Other HYDRA researchers said the team has made major improvements in the software stack to help make ICECap possible, from "extending the user interface and ALE [Arbitrary Lagrangian-Eulerian] flow models to facilitate automation to extending key physics modules to run on MI300 GPUs," said Chris Schroeder, another computational physicist on the HYDRA team. "I'm thrilled to work at this nexus of cutting-edge science and computing."
Peterson said the team has been constructing the ICECap framework "with an eye towards modularity, so that researchers aren't tied to a very specific code or code base or problem." This modularity will enable scientists to adapt the technologies to different tasks and complex systems by swapping out simulation models and instrumenting them for optimization. Laying the groundwork for a smooth transition to the exascale age, Peterson said the team hopes to "shift the conversation towards what largescale computing is for and usher in an era where the heroic simulations of yesterday are the commonplace simulations of tomorrow."
"Our goal was to have a low bar for folks to plug in, so we had to come up with a framework that allows two different codes to talk to each other. We've been anticipating modularity and broad use for years and have been building the tools to reach this point with that in mind," Peterson said. "ICECap is designed for ICF and fusion, but there are all sorts of other applications, like advanced manufacturing and automated laboratories, where in the future you will have an AI system proposing designs, and then you'll send it to your robotic laboratory, and it constructs that and then sends it back. This is all one step on that path - it's an exciting time."
Funding for ICECap comes from LLNL's Weapon Simulation and Computing program, and leverages technology developed in a Laboratory Directed Research and Development (LDRD) project applying cognitive simulation to design, led by Peterson.

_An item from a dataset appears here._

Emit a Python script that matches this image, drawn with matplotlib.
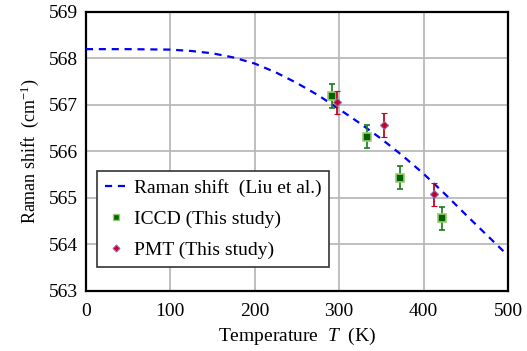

Other ICECap team members include Tim Bender, Robert Blake, Nai-Yuan Chiang, M. Giselle Fernández-Godino, Bryan Garcia, Andrew Gillette, Brian Gunnarson, Cooper Hansen, Judy Hill, Kelli Humbird, Bogdan Kustowski, Irene Kim, Eugene Kur, Steve Langer, Ryan Lee, Katie Lewis, Alister Maguire, Jose Milovich, Yamen Mubarka, Renee Olson, Jay Salmonson, Brian Spears, Jayaraman Thiagarajan, Ryan Tran, Jingyi Wang and Chris Weber.